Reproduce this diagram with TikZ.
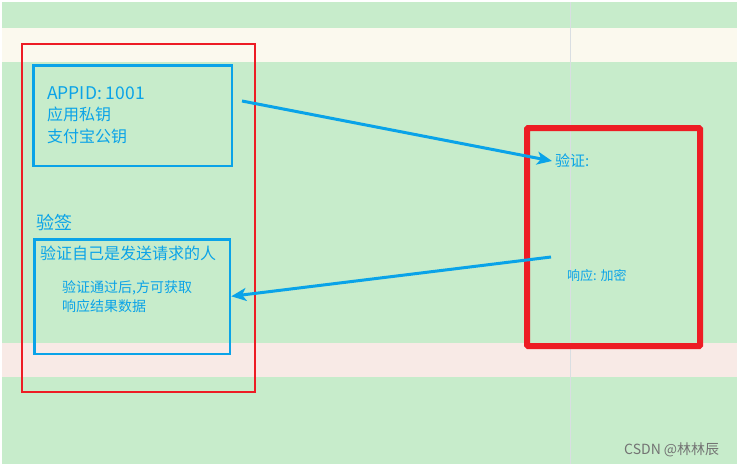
\documentclass[tikz,border=0pt]{standalone}
\usepackage{fontspec}
\setmainfont{Noto Sans CJK SC}
\usetikzlibrary{arrows.meta}
\definecolor{bggreen}{HTML}{C7ECCB}
\definecolor{bandcream}{HTML}{FBF9EE}
\definecolor{bandpink}{HTML}{F8EAE6}
\definecolor{gridgray}{HTML}{D9DEE2}
\definecolor{boxred}{HTML}{ED1C24}
\definecolor{lineblue}{HTML}{0AA3E8}

\tikzset{
  redframe/.style={draw=boxred, line width=2.2pt, inner sep=0pt, outer sep=0pt, anchor=north west},
  blueframe/.style={draw=lineblue, line width=2.5pt, inner sep=0pt, outer sep=0pt, anchor=north west},
  txt/.style={text=lineblue, inner sep=0pt, anchor=west, align=left},
  flow/.style={draw=lineblue, line width=3pt, -{Stealth[length=15pt,width=13pt,inset=4pt]}}
}

\begin{document}
\begin{tikzpicture}[x=1pt, y=-1pt]
  \useasboundingbox (0,0) rectangle (739,466);
  \fill[white] (0,0) rectangle (739,466);
  \fill[bggreen] (2,2) rectangle (737,464);
  \fill[bandcream] (2,28) rectangle (737,62);
  \fill[bandpink] (2,343) rectangle (737,377);
  \draw[gridgray, line width=1pt] (570,2) -- (570,464);

  \node[redframe, minimum width=233pt, minimum height=348pt] (client) at (22,44) {};
  \node[blueframe, minimum width=198.5pt, minimum height=100.5pt] (keys) at (33.25,65.25) {};
  \node[blueframe, minimum width=195.5pt, minimum height=114.5pt] (sign) at (34.25,239.25) {};
  \node[redframe, line width=6pt, rounded corners=1pt, minimum width=173pt, minimum height=218pt] (server) at (527,128) {};

  \node[txt, font=\fontsize{16pt}{21.5pt}\selectfont] (keytext) at (47,115) {{\fontsize{17.5pt}{21.5pt}\selectfont APPID: 1001}\\应用私钥\\支付宝公钥};
  \node[txt, font=\fontsize{18pt}{22pt}\selectfont] (signtitle) at (36,223) {验签};
  \node[txt, font=\fontsize{16pt}{20pt}\selectfont] (signline) at (40,253) {验证自己是发送请求的人};
  \node[txt, font=\fontsize{14pt}{19pt}\selectfont] (signnote) at (62,296.5) {验证通过后,方可获取\\响应结果数据};
  \node[txt, inner sep=3pt, font=\fontsize{15pt}{18pt}\selectfont] (verify) at (552,161) {验证:};
  \node[txt, font=\fontsize{13pt}{16pt}\selectfont] (reply) at (567,276) {响应: 加密};
  \node[txt, text=black!55, font=\fontsize{14pt}{16pt}\selectfont] (mark) at (624,450) {CSDN @林林辰};

  \coordinate (reqstart) at (242,101);
  \coordinate (respstart) at (551,257);
  \path[flow] (reqstart) -- (verify.west);
  \path[flow, shorten >=1.5pt] (respstart) -- (sign.east);
\end{tikzpicture}
\end{document}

****

Aim of the task:
Exactly reproduce the run of lines from the start of the listing through the line with "line width=6pt, rounded", inclusive; pictures are not copied.

Response:
Reproduce this diagram with TikZ.
\documentclass[tikz,border=0pt]{standalone}
\usepackage{fontspec}
\setmainfont{Noto Sans CJK SC}
\usetikzlibrary{arrows.meta}
\definecolor{bggreen}{HTML}{C7ECCB}
\definecolor{bandcream}{HTML}{FBF9EE}
\definecolor{bandpink}{HTML}{F8EAE6}
\definecolor{gridgray}{HTML}{D9DEE2}
\definecolor{boxred}{HTML}{ED1C24}
\definecolor{lineblue}{HTML}{0AA3E8}

\tikzset{
  redframe/.style={draw=boxred, line width=2.2pt, inner sep=0pt, outer sep=0pt, anchor=north west},
  blueframe/.style={draw=lineblue, line width=2.5pt, inner sep=0pt, outer sep=0pt, anchor=north west},
  txt/.style={text=lineblue, inner sep=0pt, anchor=west, align=left},
  flow/.style={draw=lineblue, line width=3pt, -{Stealth[length=15pt,width=13pt,inset=4pt]}}
}

\begin{document}
\begin{tikzpicture}[x=1pt, y=-1pt]
  \useasboundingbox (0,0) rectangle (739,466);
  \fill[white] (0,0) rectangle (739,466);
  \fill[bggreen] (2,2) rectangle (737,464);
  \fill[bandcream] (2,28) rectangle (737,62);
  \fill[bandpink] (2,343) rectangle (737,377);
  \draw[gridgray, line width=1pt] (570,2) -- (570,464);

  \node[redframe, minimum width=233pt, minimum height=348pt] (client) at (22,44) {};
  \node[blueframe, minimum width=198.5pt, minimum height=100.5pt] (keys) at (33.25,65.25) {};
  \node[blueframe, minimum width=195.5pt, minimum height=114.5pt] (sign) at (34.25,239.25) {};
  \node[redframe, line width=6pt, rounded corners=1pt, minimum width=173pt, minimum height=218pt] (server) at (527,128) {};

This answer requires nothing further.